Она скоро получила ответ. Беринг писал ей с какой-то незнакомой ей робостью и осторожностью. Он поздравил ее с возвращением «домой», в старую Европу, которая принадлежит ей и которой она принадлежала и будет принадлежать; писал, что жалеет, бесконечно жалеет, что не может ей послать адреса Эйч-Джи, который ездит по США из колледжа в колледж, читает лекции о будущих судьбах мира и как их улучшить, и имеет там огромный и заслуженный успех, а также и адрес Брюса, который не то на Балканах, не то в Венгрии, не то директор международного банка, не то связан с Форин Оффис, а также недавно, говорят, решил испробовать свои силы в журналистике.

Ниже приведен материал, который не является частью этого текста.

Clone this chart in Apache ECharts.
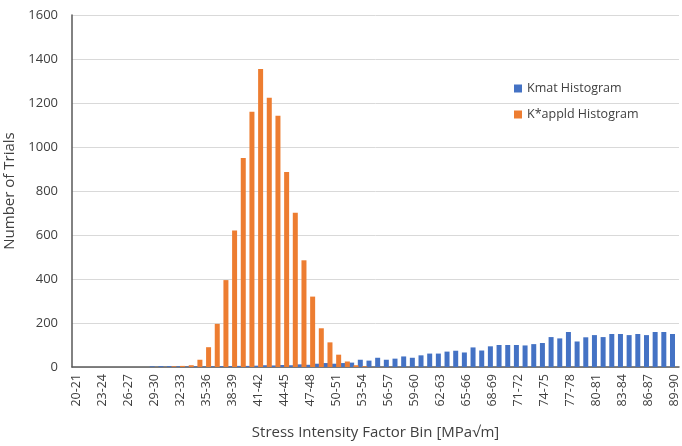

Почему после этого письма она не поехала в Санкт-Блазиен, мы не знаем. Она не только не поехала туда, но, выждав около месяца, она, ничего никому не сказав, поехала в Лондон, даже проездом не остановившись в Берлине. Она видела кое-кого в Лондоне, кого именно, мы не знаем, во всяком случае, ни Уэллса, ни Локкарта там не было. Она пробыла там неделю и вернулась в Таллинн, не выходя из поезда в Берлине. Позже она мимоходом сказала Ходасевичу: «Я должна была поехать, я должна была увидеть Лондон. Не было людей? Кое-кого я видела. Но главное – город. Я больше не могла ждать».
Теперь у нее были не только «крепкие башмаки» и «теплая шуба», но и черная шелковая юбка в складку, и светлые чулки, и лайковые перчатки, и белый пуховый берет, надевавшийся по последней моде низко на лоб и на одно ухо, и белый к нему пуховый шарф. Она в Лондоне пошла к парикмахеру, самому лучшему, с вывеской «Гастон де Пари», а вытертое бархатное «манто», доходившее ей до щиколотки, большую черную шляпу с пером, туфли с острыми носами и французскими каблуками и старый вытертый соболий палантин она выбросила в Таллинне, как хлам.